▸ **Given exercise**: Copy the lines of the data below exactly, starting at the first and stopping after the line that contains "type: [3, 2]"; include no pictures.

▸ **Supplied material**:

+--

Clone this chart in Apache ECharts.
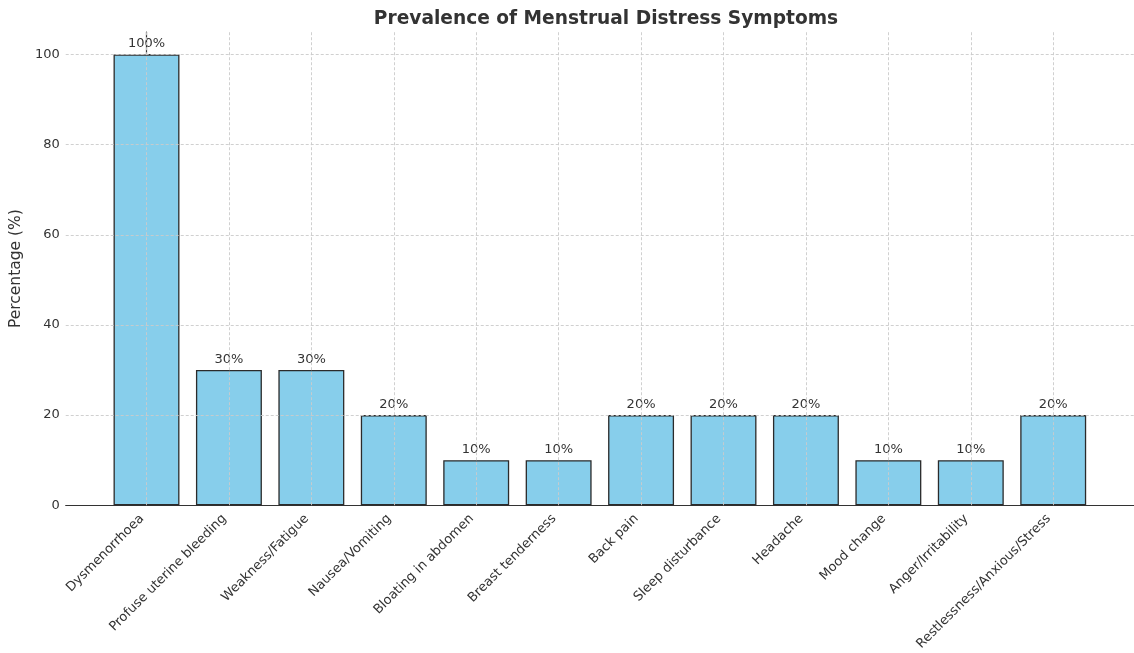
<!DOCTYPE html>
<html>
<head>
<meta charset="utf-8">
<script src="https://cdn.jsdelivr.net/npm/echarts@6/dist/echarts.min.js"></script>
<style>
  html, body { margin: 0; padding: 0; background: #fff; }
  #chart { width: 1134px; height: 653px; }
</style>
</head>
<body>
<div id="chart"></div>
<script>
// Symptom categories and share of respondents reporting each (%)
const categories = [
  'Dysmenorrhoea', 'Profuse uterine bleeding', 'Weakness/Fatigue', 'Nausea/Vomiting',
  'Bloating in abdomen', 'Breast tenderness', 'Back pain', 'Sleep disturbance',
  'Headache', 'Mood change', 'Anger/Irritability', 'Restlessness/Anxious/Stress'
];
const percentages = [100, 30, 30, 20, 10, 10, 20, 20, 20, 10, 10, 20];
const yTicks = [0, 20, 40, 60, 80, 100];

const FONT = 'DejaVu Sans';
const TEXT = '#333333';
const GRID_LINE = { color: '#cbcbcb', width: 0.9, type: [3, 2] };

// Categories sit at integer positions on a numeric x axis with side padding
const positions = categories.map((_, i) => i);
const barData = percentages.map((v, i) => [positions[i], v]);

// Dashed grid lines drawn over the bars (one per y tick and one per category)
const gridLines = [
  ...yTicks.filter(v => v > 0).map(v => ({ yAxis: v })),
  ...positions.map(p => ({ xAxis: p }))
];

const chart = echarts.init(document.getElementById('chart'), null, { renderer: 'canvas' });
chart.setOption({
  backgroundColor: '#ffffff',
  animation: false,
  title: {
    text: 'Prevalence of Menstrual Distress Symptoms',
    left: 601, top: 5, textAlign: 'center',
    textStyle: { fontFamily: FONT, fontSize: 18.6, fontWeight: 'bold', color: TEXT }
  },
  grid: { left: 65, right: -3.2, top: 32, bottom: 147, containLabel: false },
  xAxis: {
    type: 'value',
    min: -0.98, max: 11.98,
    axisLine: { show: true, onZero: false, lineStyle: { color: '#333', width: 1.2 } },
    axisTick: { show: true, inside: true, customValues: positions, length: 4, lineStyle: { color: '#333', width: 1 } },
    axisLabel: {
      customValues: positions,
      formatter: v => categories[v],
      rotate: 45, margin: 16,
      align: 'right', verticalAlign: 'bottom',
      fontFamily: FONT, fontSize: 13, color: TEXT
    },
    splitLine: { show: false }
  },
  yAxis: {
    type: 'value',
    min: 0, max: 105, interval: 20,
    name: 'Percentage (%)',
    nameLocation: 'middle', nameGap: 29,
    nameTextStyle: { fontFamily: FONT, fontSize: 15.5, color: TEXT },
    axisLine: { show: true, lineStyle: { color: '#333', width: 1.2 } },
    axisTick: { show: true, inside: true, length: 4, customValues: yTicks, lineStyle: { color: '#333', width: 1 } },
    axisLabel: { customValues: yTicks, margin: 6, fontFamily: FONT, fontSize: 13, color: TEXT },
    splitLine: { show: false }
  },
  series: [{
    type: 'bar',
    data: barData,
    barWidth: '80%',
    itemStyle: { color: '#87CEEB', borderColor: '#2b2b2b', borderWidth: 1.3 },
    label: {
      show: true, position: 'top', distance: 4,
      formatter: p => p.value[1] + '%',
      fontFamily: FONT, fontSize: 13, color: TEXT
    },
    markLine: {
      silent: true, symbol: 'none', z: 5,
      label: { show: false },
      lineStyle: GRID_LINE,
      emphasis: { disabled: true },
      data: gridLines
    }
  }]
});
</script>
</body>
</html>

+--

▸ **Expected output**:
Clone this chart in Apache ECharts.
<!DOCTYPE html>
<html>
<head>
<meta charset="utf-8">
<script src="https://cdn.jsdelivr.net/npm/echarts@6/dist/echarts.min.js"></script>
<style>
  html, body { margin: 0; padding: 0; background: #fff; }
  #chart { width: 1134px; height: 653px; }
</style>
</head>
<body>
<div id="chart"></div>
<script>
// Symptom categories and share of respondents reporting each (%)
const categories = [
  'Dysmenorrhoea', 'Profuse uterine bleeding', 'Weakness/Fatigue', 'Nausea/Vomiting',
  'Bloating in abdomen', 'Breast tenderness', 'Back pain', 'Sleep disturbance',
  'Headache', 'Mood change', 'Anger/Irritability', 'Restlessness/Anxious/Stress'
];
const percentages = [100, 30, 30, 20, 10, 10, 20, 20, 20, 10, 10, 20];
const yTicks = [0, 20, 40, 60, 80, 100];

const FONT = 'DejaVu Sans';
const TEXT = '#333333';
const GRID_LINE = { color: '#cbcbcb', width: 0.9, type: [3, 2] };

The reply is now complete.